The blockchain is based upon a different paradigm. Simply put, the blockchain is a distributed database, where every unit of transaction contains its own transaction history. It consists of blocks of timestamped transactions where each block contains the hash function – basically, a key – of the next block in the chain. Thus the name blockchain. For a great 2-minute introduction, take a look at this video on the blockchain from the World Economic Forum.

Next wave

There are now countless organisations running applications on blockchain technology, from banking to transportation to employment. The next wave where blockchain technology can also be transformative: social organization and the smarter use of resources.

A lot of people are being quite optimistic about the social potential of blockchain applications, and saw blockchain technology as a way to decentralize and formalize trust – yielding great potential for new and larger forms of social organization. Because it allows for transactions to be made reliably, but without third parties – which is also why it could transform not just money, but other forms of social organization, such as voting, property, or work.

Blockchain cloud be more like a society-shifting technology than just an application of technology. The blockchain could be seen as a general purpose technology, one that might fundamentally alter society, economy and culture – like the steam engine, electricity and the internet have done before.

My point here is not necessarily that that the blockchain will become the new internet or the steam engine – it is simply too early to tell. What is certain, though, is that safe and viable applications of blockchain technology will only come about through repeated iteration after iteration. The emergence of technology takes time.

Blockchain could solve Data Integrity problems

As the world relies more heavily on data as the basis for critical decision-making, it is vital that this data can be trusted. And that trust is the key issue here.

People (Data Scientists, Chief Innovation Officers) are looking for ways to automate using data. Automation translates to efficiency which translates to value. This automation trend has increased through advances in business intelligence, big data, the rise of IoT and the necessary cloud infrastructure.

So why do I raise this trust issue? Isn’t this solved perhaps by the Industry standard DMBOK? It states the possible Data Quality Management processes.

Because data is vulnerable, not just to the breaches we hear about in the news, but to a much more subtle, potentially more destructive class of attack, an attack on data integrity. Data isn’t stolen but manipulated and changed.

Like this tech-savvy Staten Island high school student who studied advanced computer programming at an elite computer camp who used his skills to hack into a secure computer system and improve his scores.

Enter the Blockchain

A possible solution for assuring data integrity could be blockchain technology.

In a blockchain, time-stamped entries are made into an immutable, linear log of events that is replicated across the network. Each discrete entry, in addition to being time-stamped, is irreversible and can have a strong identity attached. So it becomes irrefutable who made the entry, and when.

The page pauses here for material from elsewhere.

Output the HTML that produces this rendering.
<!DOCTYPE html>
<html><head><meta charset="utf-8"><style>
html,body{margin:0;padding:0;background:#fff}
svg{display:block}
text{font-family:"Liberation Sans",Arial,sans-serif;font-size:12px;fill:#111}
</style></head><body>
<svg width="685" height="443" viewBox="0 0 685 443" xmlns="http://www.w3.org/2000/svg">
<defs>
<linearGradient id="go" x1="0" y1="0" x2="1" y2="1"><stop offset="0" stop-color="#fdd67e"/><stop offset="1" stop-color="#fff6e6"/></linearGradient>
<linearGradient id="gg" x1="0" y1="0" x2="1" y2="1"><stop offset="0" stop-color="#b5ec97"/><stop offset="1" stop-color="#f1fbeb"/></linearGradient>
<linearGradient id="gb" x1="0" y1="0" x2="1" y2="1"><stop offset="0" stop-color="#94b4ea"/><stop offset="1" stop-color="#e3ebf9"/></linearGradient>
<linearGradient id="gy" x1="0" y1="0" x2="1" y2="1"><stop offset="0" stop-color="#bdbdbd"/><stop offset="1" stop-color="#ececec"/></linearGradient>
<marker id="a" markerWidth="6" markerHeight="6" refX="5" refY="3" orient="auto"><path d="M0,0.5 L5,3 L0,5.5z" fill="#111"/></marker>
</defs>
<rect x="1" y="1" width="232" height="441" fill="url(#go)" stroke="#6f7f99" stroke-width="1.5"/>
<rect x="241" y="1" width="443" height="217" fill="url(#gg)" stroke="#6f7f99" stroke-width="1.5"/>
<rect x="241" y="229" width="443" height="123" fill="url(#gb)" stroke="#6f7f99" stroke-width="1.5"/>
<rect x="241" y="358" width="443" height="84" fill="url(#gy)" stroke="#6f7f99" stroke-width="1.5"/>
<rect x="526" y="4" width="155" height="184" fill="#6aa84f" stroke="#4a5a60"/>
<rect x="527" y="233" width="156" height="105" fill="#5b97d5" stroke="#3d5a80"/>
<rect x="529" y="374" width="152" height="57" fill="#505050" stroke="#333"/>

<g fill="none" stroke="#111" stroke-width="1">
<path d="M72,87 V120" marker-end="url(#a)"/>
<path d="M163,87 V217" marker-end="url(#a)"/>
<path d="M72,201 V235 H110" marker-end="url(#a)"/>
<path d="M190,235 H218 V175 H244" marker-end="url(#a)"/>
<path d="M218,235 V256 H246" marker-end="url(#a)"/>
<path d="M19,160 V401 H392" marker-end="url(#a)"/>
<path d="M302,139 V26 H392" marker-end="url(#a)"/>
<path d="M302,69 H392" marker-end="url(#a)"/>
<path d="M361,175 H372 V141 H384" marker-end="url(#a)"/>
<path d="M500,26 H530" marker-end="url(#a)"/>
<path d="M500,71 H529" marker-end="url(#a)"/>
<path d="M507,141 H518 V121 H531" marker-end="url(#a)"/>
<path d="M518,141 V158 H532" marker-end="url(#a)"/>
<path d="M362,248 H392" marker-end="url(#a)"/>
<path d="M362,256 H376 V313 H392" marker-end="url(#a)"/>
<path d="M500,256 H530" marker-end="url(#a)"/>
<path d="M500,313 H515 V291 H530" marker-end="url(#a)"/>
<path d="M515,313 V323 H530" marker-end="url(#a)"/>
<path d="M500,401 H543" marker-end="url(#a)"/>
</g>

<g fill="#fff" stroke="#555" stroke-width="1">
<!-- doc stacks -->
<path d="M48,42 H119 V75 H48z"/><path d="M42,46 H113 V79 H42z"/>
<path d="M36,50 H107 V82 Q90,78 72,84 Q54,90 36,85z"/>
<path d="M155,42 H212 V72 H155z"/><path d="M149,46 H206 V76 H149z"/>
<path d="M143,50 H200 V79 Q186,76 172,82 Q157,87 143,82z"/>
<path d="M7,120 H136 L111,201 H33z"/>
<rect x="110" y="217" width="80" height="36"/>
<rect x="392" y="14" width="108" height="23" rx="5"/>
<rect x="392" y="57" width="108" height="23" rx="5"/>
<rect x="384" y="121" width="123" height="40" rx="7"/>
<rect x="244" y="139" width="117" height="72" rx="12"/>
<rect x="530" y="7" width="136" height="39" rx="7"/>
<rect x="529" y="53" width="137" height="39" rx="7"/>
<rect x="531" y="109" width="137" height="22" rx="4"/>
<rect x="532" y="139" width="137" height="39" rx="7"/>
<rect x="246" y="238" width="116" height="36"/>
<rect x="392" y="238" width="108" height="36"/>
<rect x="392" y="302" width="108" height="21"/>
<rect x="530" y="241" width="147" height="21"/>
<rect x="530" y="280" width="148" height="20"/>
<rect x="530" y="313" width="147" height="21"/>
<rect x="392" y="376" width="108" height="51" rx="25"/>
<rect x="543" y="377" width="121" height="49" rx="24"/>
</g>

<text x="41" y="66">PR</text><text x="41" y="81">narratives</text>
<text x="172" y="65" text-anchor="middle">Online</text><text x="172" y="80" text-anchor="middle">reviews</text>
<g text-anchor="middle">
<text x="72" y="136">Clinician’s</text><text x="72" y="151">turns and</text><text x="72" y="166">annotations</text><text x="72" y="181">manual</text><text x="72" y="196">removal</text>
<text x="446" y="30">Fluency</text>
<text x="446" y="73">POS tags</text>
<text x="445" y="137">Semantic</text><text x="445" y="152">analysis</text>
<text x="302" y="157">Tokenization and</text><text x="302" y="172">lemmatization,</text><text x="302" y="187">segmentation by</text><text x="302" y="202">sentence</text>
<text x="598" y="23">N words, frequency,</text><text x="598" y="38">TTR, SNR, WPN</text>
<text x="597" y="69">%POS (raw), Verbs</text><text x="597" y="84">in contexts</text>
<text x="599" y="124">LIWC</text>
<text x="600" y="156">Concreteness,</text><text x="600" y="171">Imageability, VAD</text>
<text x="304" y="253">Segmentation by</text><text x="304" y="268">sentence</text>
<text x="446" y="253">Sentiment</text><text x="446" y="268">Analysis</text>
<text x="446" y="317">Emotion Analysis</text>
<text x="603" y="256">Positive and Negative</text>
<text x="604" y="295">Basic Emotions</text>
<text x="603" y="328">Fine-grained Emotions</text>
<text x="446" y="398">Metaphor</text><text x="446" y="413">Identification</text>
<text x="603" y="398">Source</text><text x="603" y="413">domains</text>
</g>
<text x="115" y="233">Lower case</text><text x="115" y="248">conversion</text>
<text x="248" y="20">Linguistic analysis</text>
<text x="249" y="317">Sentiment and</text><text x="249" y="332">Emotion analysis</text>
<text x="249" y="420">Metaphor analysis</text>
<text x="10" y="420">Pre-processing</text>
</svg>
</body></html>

These time-stamped entries are then approved by a distributed group of validators according to a previously agreed-upon rule set.

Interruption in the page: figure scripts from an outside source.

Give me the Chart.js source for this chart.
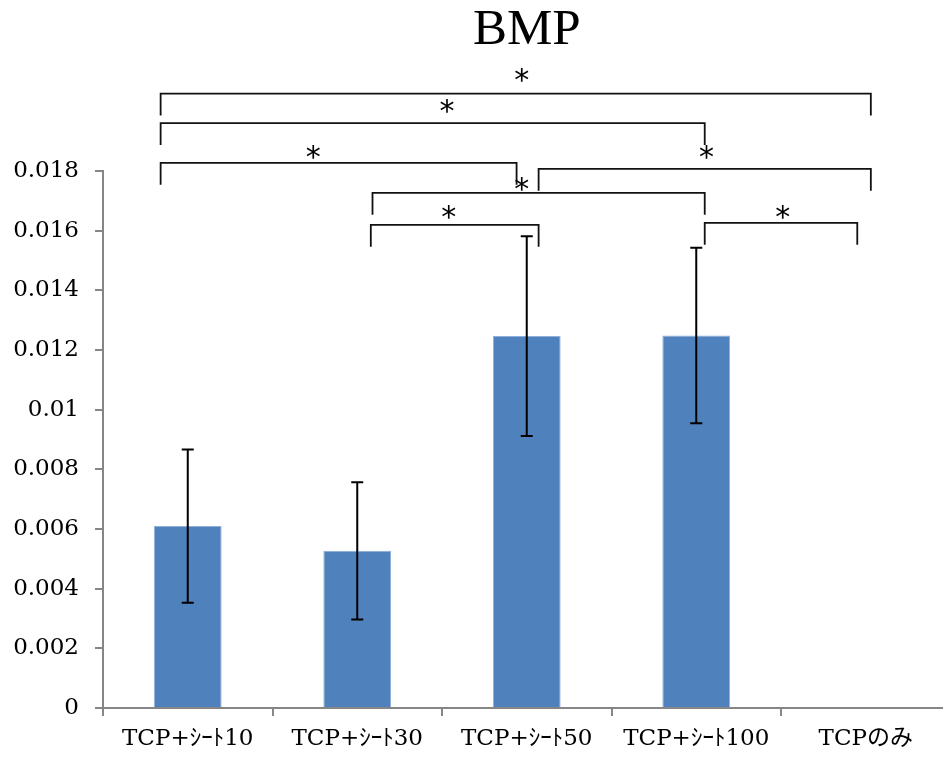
<!DOCTYPE html>
<html>
<head>
<meta charset="utf-8">
<script src="https://cdn.jsdelivr.net/npm/chart.js@4"></script>
<style>
  html, body { margin: 0; padding: 0; overflow: hidden; background: #fff; }
  #wrap { width: 955px; height: 761px; }
</style>
</head>
<body>
<div id="wrap"><canvas id="bmpChart"></canvas></div>
<script>
// categories and values
const categories = ['TCP+ｼｰﾄ10', 'TCP+ｼｰﾄ30', 'TCP+ｼｰﾄ50', 'TCP+ｼｰﾄ100', 'TCPのみ'];
const means = [0.0061, 0.00527, 0.01247, 0.01249, 0];
const errors = [0.00257, 0.0023, 0.00335, 0.00294, 0];
const yTickLabels = ['0', '0.002', '0.004', '0.006', '0.008', '0.01', '0.012', '0.014', '0.016', '0.018'];

// significance brackets (x in category units, y in data units)
const bracketFrom = [-0.16, -0.16, -0.16, 2.07, 1.09, 1.08, 3.05];
const bracketTo = [4.03, 3.05, 1.94, 4.03, 3.05, 2.07, 3.95];
const bracketLevel = [0.02060, 0.01961, 0.01828, 0.01808, 0.01727, 0.01620, 0.01627];
const starX = [1.97, 1.53, 0.74, 3.06, 1.97, 1.54, 3.51];
const starLevel = [0.02122, 0.02019, 0.01865, 0.01865, 0.01756, 0.01664, 0.01664];

const serif = '"DejaVu Serif", "Noto Sans CJK JP", serif';

const errorBars = {
    id: 'errorBars',
    afterDatasetsDraw(chart) {
        const ctx = chart.ctx;
        const y = chart.scales.y;
        const meta = chart.getDatasetMeta(0);
        ctx.save();
        ctx.strokeStyle = '#000';
        ctx.lineWidth = 2;
        meta.data.forEach((bar, i) => {
            if (!errors[i]) return;
            const top = y.getPixelForValue(means[i] + errors[i]);
            const bot = y.getPixelForValue(means[i] - errors[i]);
            ctx.beginPath();
            ctx.moveTo(bar.x, top); ctx.lineTo(bar.x, bot);
            ctx.moveTo(bar.x - 6, top); ctx.lineTo(bar.x + 6, top);
            ctx.moveTo(bar.x - 6, bot); ctx.lineTo(bar.x + 6, bot);
            ctx.stroke();
        });
        ctx.restore();
    }
};

const brackets = {
    id: 'brackets',
    afterDraw(chart) {
        const ctx = chart.ctx;
        const x = chart.scales.x;
        const y = chart.scales.y;
        const drop = 21;
        ctx.save();
        ctx.strokeStyle = '#111';
        ctx.lineWidth = 1.8;
        ctx.lineCap = 'square';
        for (let i = 0; i < bracketLevel.length; i++) {
            const x1 = x.getPixelForValue(bracketFrom[i]);
            const x2 = x.getPixelForValue(bracketTo[i]);
            const yy = y.getPixelForValue(bracketLevel[i]);
            ctx.beginPath();
            ctx.moveTo(x1, yy + drop);
            ctx.lineTo(x1, yy);
            ctx.lineTo(x2, yy);
            ctx.lineTo(x2, yy + drop);
            ctx.stroke();
        }
        ctx.fillStyle = '#000';
        ctx.font = '30px "DejaVu Sans"';
        ctx.textAlign = 'center';
        ctx.textBaseline = 'alphabetic';
        const m = ctx.measureText('*');
        const shift = (m.actualBoundingBoxAscent - m.actualBoundingBoxDescent) / 2;
        for (let i = 0; i < starX.length; i++) {
            ctx.fillText('*', x.getPixelForValue(starX[i]), y.getPixelForValue(starLevel[i]) + shift);
        }
        ctx.restore();
    }
};

new Chart(document.getElementById('bmpChart'), {
    type: 'bar',
    data: {
        labels: categories,
        datasets: [{
            data: means,
            backgroundColor: '#4F81BD',
            borderColor: '#8fb0da',
            borderWidth: 1,
            barPercentage: 0.4,
            categoryPercentage: 1
        }]
    },
    options: {
        responsive: true,
        maintainAspectRatio: false,
        animation: false,
        layout: { padding: { left: 0, right: 4.5, top: 0, bottom: 0 } },
        plugins: {
            legend: { display: false },
            tooltip: { enabled: false },
            title: {
                display: true,
                text: 'BMP',
                fullSize: false,
                color: '#000',
                font: { family: '"Liberation Serif", serif', size: 51, weight: 'normal', lineHeight: 1.2 },
                padding: { top: 0, bottom: 110 }
            }
        },
        scales: {
            x: {
                grid: {
                    drawOnChartArea: false,
                    drawTicks: true,
                    tickLength: 8,
                    color: '#868686',
                    lineWidth: 2
                },
                border: { display: true, color: '#868686', width: 2 },
                ticks: {
                    color: '#000',
                    padding: 9,
                    maxRotation: 0,
                    autoSkip: false,
                    font: { family: serif, size: 23 }
                },
                afterFit(s) { s.height = 53; }
            },
            y: {
                min: 0,
                max: 0.018,
                grid: {
                    drawOnChartArea: false,
                    drawTicks: true,
                    tickLength: 8,
                    color: '#868686',
                    lineWidth: 2
                },
                border: { display: true, color: '#868686', width: 2 },
                ticks: {
                    stepSize: 0.002,
                    color: '#000',
                    padding: 16,
                    font: { family: serif, size: 23 },
                    callback: (v, i) => yTickLabels[i]
                },
                afterFit(s) { s.width = 103; }
            }
        }
    },
    plugins: [errorBars, brackets]
});
</script>
</body>
</html>
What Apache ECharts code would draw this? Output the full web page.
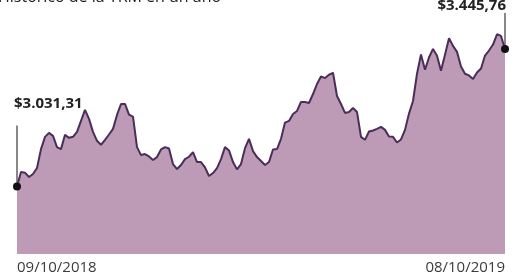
<!DOCTYPE html>
<html>
<head>
<meta charset="utf-8">
<script src="https://cdn.jsdelivr.net/npm/echarts@6/dist/echarts.min.js"></script>
<style>
  html, body { margin: 0; padding: 0; background: #fff; }
  #chart { width: 519px; height: 278px; }
</style>
</head>
<body>
<div id="chart"></div>
<script>
// TRM diaria (aprox.) entre 09/10/2018 y 08/10/2019
const title = 'Histórico de la TRM en un año';
const tickLabels = ['09/10/2018', '08/10/2019'];
const firstLabel = '$3.031,31';
const lastLabel = '$3.445,76';
const trm = [
  3031.31, 3075, 3073, 3060, 3069, 3087, 3144, 3181, 3193, 3184,
  3150, 3144, 3187, 3178, 3181, 3196, 3229, 3262, 3235, 3196,
  3169, 3157, 3172, 3188, 3205, 3247, 3280, 3280, 3248, 3242,
  3150, 3126, 3129, 3122, 3111, 3120, 3143, 3150, 3146, 3099,
  3084, 3096, 3114, 3121, 3135, 3105, 3105, 3089, 3063, 3072,
  3087, 3114, 3150, 3140, 3105, 3083, 3099, 3147, 3175, 3138,
  3120, 3108, 3096, 3105, 3143, 3144, 3175, 3224, 3229, 3250,
  3259, 3286, 3286, 3283, 3310, 3340, 3363, 3358, 3368, 3374,
  3304, 3280, 3253, 3256, 3268, 3256, 3181, 3172, 3197, 3200,
  3205, 3211, 3202, 3182, 3181, 3164, 3173, 3202, 3251, 3289,
  3371, 3429, 3383, 3420, 3446, 3425, 3380, 3428, 3478, 3455,
  3437, 3393, 3371, 3366, 3355, 3375, 3387, 3426, 3441, 3459,
  3490, 3485, 3445.76
];
const days = trm.map((v, i) => i);
const last = trm.length - 1;

const chart = echarts.init(document.getElementById('chart'));
const font = '"Open Sans", "Noto Sans", sans-serif';

chart.setOption({
  animation: false,
  grid: { left: 17, right: 14, top: 20, bottom: 24 },
  xAxis: {
    type: 'category',
    data: days,
    boundaryGap: false,
    axisLine: { show: false },
    axisTick: { show: false },
    axisLabel: {
      interval: (i) => i === 0 || i === last,
      formatter: (v, i) => (i === 0 ? tickLabels[0] : tickLabels[1]),
      alignMinLabel: 'left',
      alignMaxLabel: 'right',
      margin: 6,
      fontFamily: font,
      fontSize: 15,
      color: '#3b3b3b'
    }
  },
  yAxis: {
    type: 'value',
    min: 2828,
    max: 3533,
    show: false,
    splitLine: { show: false }
  },
  series: [{
    type: 'line',
    data: trm.map((v, i) => (i === 0 || i === last)
      ? { value: v, symbol: 'circle', symbolSize: 8, itemStyle: { color: '#111' } }
      : v),
    showSymbol: true,
    symbol: 'none',
    lineStyle: { color: '#4a2e58', width: 2 },
    areaStyle: { color: '#bd9bb7', opacity: 1 }
  }]
});

const p0 = chart.convertToPixel({ xAxisIndex: 0, yAxisIndex: 0 }, [0, trm[0]]);
const p1 = chart.convertToPixel({ xAxisIndex: 0, yAxisIndex: 0 }, [last, trm[last]]);

chart.setOption({
  graphic: [
    {
      type: 'text', left: -2, top: -11,
      style: { text: title, font: '16px ' + font, fill: '#222' }
    },
    {
      type: 'line', silent: true,
      shape: { x1: p0[0], y1: p0[1] - 61, x2: p0[0], y2: p0[1] },
      style: { stroke: '#111', lineWidth: 1 }
    },
    {
      type: 'text', x: p0[0] - 3, y: 111,
      style: { text: firstLabel, font: 'bold 15px ' + font, fill: '#222', align: 'left', verticalAlign: 'bottom' }
    },
    {
      type: 'line', silent: true,
      shape: { x1: p1[0], y1: p1[1] - 36, x2: p1[0], y2: p1[1] },
      style: { stroke: '#111', lineWidth: 1 }
    },
    {
      type: 'text', x: p1[0] + 1, y: 13,
      style: { text: lastLabel, font: 'bold 15px ' + font, fill: '#222', align: 'right', verticalAlign: 'bottom' }
    }
  ]
});
</script>
</body>
</html>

Once an entry is confirmed according to this rule set, the entry is replicated and stored by every node in the network, eliminating single points of failure and ensuring data resilience and availability.

Future

Because the promises of data integrity and security are so strong, new systems can be built to share blockchain-enforced data among organizations who may not trust each other. And once an ecosystem has shared data that everyone can trust in, new automation opportunities emerge.

Smart contracts are perhaps the next step. It makes it possible that different parties create automated processes across companies and perhaps industries. Blockchain could be an ecosystem for cross-industry workflows involving data from multiple parties. Now an entire new class of loosely coupled integration applications can be created.